- [Task statement] Skip the pictures. Repeat everything else in the records word for word.

________________________

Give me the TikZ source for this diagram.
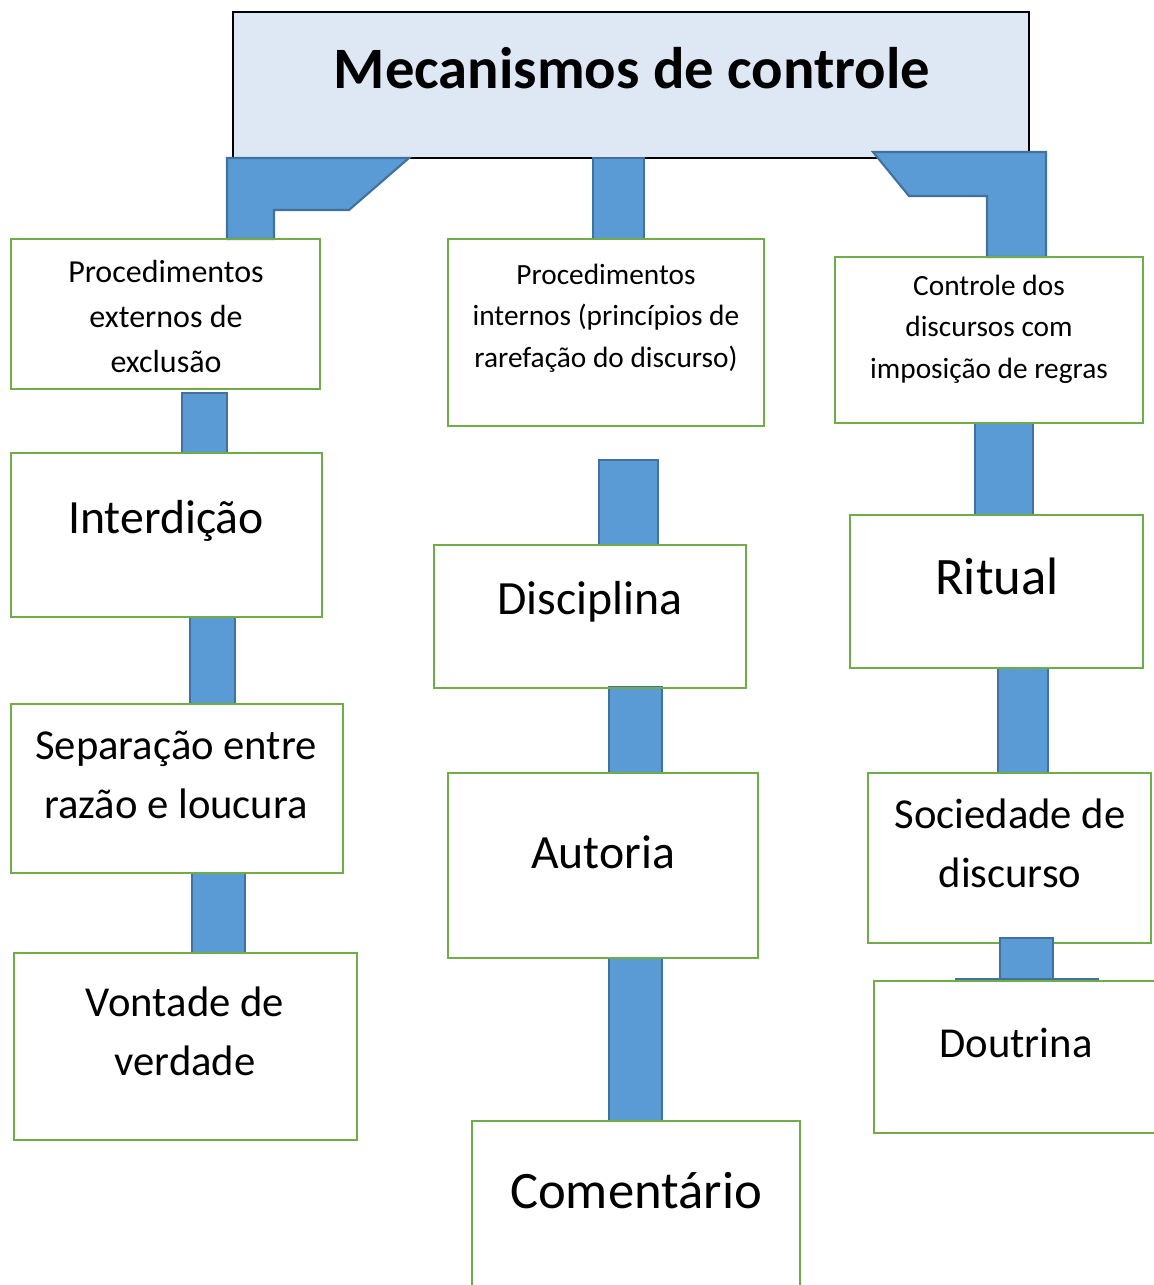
\documentclass[tikz,border=0pt]{standalone}
\usepackage{fontspec}
\setmainfont{Carlito}
\usetikzlibrary{fit}
\definecolor{titlefill}{HTML}{DEE8F4}
\definecolor{barfill}{HTML}{5B9BD5}
\definecolor{barline}{HTML}{41719C}
\definecolor{boxline}{HTML}{70AD47}
\begin{document}
\begin{tikzpicture}[x=0.75pt,y=-0.75pt,
  bar/.style={fill=barfill,draw=barline,line width=1.6pt,line join=miter},
  gbox/.style={draw=boxline,line width=1.8pt,inner sep=0pt},
  tbox/.style={draw=black,line width=2pt,fill=titlefill,inner sep=0pt},
  small/.style={align=center,font=\fontsize{22}{31}\selectfont},
  smallA/.style={align=center,font=\fontsize{24}{33.75}\selectfont},
  big/.style={align=center,font=\fontsize{32}{44.5}\selectfont},
  large/.style={align=center,font=\fontsize{35.8}{44}\selectfont},
  huge/.style={align=center,font=\fontsize{39.5}{44}\selectfont}]
\useasboundingbox (0,0) rectangle (1153,1285);
% title
\node[tbox,fit={(233,12) (1029,158)}] (title) {};
\node[font=\fontsize{44}{50}\selectfont\bfseries] (ttitle) at (632,68) {Mecanismos de controle};
% top connectors
\draw[bar] (227,158) -- (409,158) -- (349,210) -- (274,210) -- (274,239) -- (227,239) -- cycle;
\draw[bar] (593,158) rectangle (644,239);
\draw[bar] (873,152) -- (1046,152) -- (1046,257) -- (987,257) -- (987,196) -- (909,196) -- cycle;
% column connectors
\draw[bar] (182,393) rectangle (227,453);
\draw[bar] (190,617) rectangle (235,704);
\draw[bar] (192,873) rectangle (245,953);
\draw[bar] (599,460) rectangle (658,545);
\draw[bar] (609,687) rectangle (662,773);
\draw[bar] (609,958) rectangle (662,1121);
\draw[bar] (975,423) rectangle (1033,515);
\draw[bar] (998,668) rectangle (1048,773);
% boxes
\node[gbox,fit={(11,239) (320,389)}] (b1) {};
\node[gbox,fit={(448,239) (764,426)}] (b2) {};
\node[gbox,fit={(835,257) (1143,423)}] (b3) {};
\node[gbox,fit={(11,453) (322,617)}] (b4) {};
\node[gbox,fit={(11,704) (343,873)}] (b5) {};
\node[gbox,fit={(14,953) (357,1140)}] (b6) {};
\node[gbox,fit={(434,545) (746,688)}] (b7) {};
\node[gbox,fit={(448,773) (758,958)}] (b8) {};
\node[gbox,fit={(472,1121) (800,1295)}] (b9) {};
\node[gbox,fit={(850,515) (1143,668)}] (b10) {};
\node[gbox,fit={(868,773) (1151,943)}] (b11) {};
\node[gbox,fit={(874,981) (1165,1133)}] (b12) {};
% doutrina connector (on top)
\draw[bar] (1000,938) rectangle (1053,979);
\draw[barline,line width=1.5pt] (955,979) -- (1099,979);
% texts
\node[smallA] (t1) at (166,317) {Procedimentos\\externos de\\exclusão};
\node[small] (t2) at (606,318) {Procedimentos\\internos (princípios de\\rarefação do discurso)};
\node[small] (t3) at (989,329) {Controle dos\\discursos com\\imposição de regras};
\node[large] (t4) at (166,521) {Interdição};
\node[big] (t5) at (176,775) {Separação entre\\razão e loucura};
\node[big] (t6) at (185,1031) {Vontade de\\verdade};
\node[large] (t7) at (590,602) {Disciplina};
\node[large] (t8) at (603,852) {Autoria};
\node[huge] (t9) at (636,1191) {Comentário};
\node[huge] (t10) at (997,576) {Ritual};
\node[big] (t11) at (1010,843) {Sociedade de\\discurso};
\node[big] (t12) at (1016,1043) {Doutrina};
\end{tikzpicture}
\end{document}
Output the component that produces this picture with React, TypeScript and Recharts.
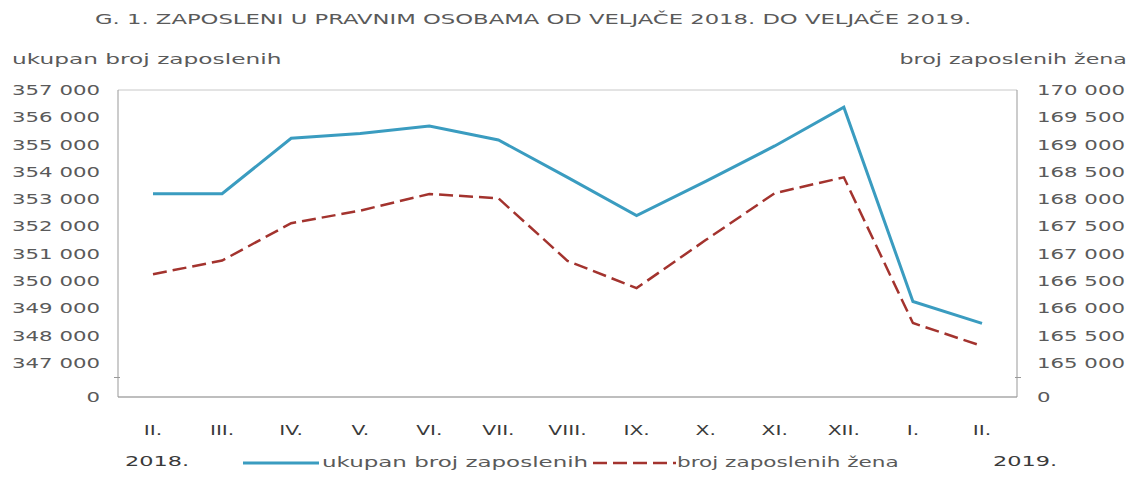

________________________

- [Full answer]
Give me the TikZ source for this diagram.
\documentclass[tikz,border=0pt]{standalone}
\usepackage{fontspec}
\setmainfont{Carlito}
\usetikzlibrary{fit}
\definecolor{titlefill}{HTML}{DEE8F4}
\definecolor{barfill}{HTML}{5B9BD5}
\definecolor{barline}{HTML}{41719C}
\definecolor{boxline}{HTML}{70AD47}
\begin{document}
\begin{tikzpicture}[x=0.75pt,y=-0.75pt,
  bar/.style={fill=barfill,draw=barline,line width=1.6pt,line join=miter},
  gbox/.style={draw=boxline,line width=1.8pt,inner sep=0pt},
  tbox/.style={draw=black,line width=2pt,fill=titlefill,inner sep=0pt},
  small/.style={align=center,font=\fontsize{22}{31}\selectfont},
  smallA/.style={align=center,font=\fontsize{24}{33.75}\selectfont},
  big/.style={align=center,font=\fontsize{32}{44.5}\selectfont},
  large/.style={align=center,font=\fontsize{35.8}{44}\selectfont},
  huge/.style={align=center,font=\fontsize{39.5}{44}\selectfont}]
\useasboundingbox (0,0) rectangle (1153,1285);
% title
\node[tbox,fit={(233,12) (1029,158)}] (title) {};
\node[font=\fontsize{44}{50}\selectfont\bfseries] (ttitle) at (632,68) {Mecanismos de controle};
% top connectors
\draw[bar] (227,158) -- (409,158) -- (349,210) -- (274,210) -- (274,239) -- (227,239) -- cycle;
\draw[bar] (593,158) rectangle (644,239);
\draw[bar] (873,152) -- (1046,152) -- (1046,257) -- (987,257) -- (987,196) -- (909,196) -- cycle;
% column connectors
\draw[bar] (182,393) rectangle (227,453);
\draw[bar] (190,617) rectangle (235,704);
\draw[bar] (192,873) rectangle (245,953);
\draw[bar] (599,460) rectangle (658,545);
\draw[bar] (609,687) rectangle (662,773);
\draw[bar] (609,958) rectangle (662,1121);
\draw[bar] (975,423) rectangle (1033,515);
\draw[bar] (998,668) rectangle (1048,773);
% boxes
\node[gbox,fit={(11,239) (320,389)}] (b1) {};
\node[gbox,fit={(448,239) (764,426)}] (b2) {};
\node[gbox,fit={(835,257) (1143,423)}] (b3) {};
\node[gbox,fit={(11,453) (322,617)}] (b4) {};
\node[gbox,fit={(11,704) (343,873)}] (b5) {};
\node[gbox,fit={(14,953) (357,1140)}] (b6) {};
\node[gbox,fit={(434,545) (746,688)}] (b7) {};
\node[gbox,fit={(448,773) (758,958)}] (b8) {};
\node[gbox,fit={(472,1121) (800,1295)}] (b9) {};
\node[gbox,fit={(850,515) (1143,668)}] (b10) {};
\node[gbox,fit={(868,773) (1151,943)}] (b11) {};
\node[gbox,fit={(874,981) (1165,1133)}] (b12) {};
% doutrina connector (on top)
\draw[bar] (1000,938) rectangle (1053,979);
\draw[barline,line width=1.5pt] (955,979) -- (1099,979);
% texts
\node[smallA] (t1) at (166,317) {Procedimentos\\externos de\\exclusão};
\node[small] (t2) at (606,318) {Procedimentos\\internos (princípios de\\rarefação do discurso)};
\node[small] (t3) at (989,329) {Controle dos\\discursos com\\imposição de regras};
\node[large] (t4) at (166,521) {Interdição};
\node[big] (t5) at (176,775) {Separação entre\\razão e loucura};
\node[big] (t6) at (185,1031) {Vontade de\\verdade};
\node[large] (t7) at (590,602) {Disciplina};
\node[large] (t8) at (603,852) {Autoria};
\node[huge] (t9) at (636,1191) {Comentário};
\node[huge] (t10) at (997,576) {Ritual};
\node[big] (t11) at (1010,843) {Sociedade de\\discurso};
\node[big] (t12) at (1016,1043) {Doutrina};
\end{tikzpicture}
\end{document}
Output the component that produces this picture with React, TypeScript and Recharts.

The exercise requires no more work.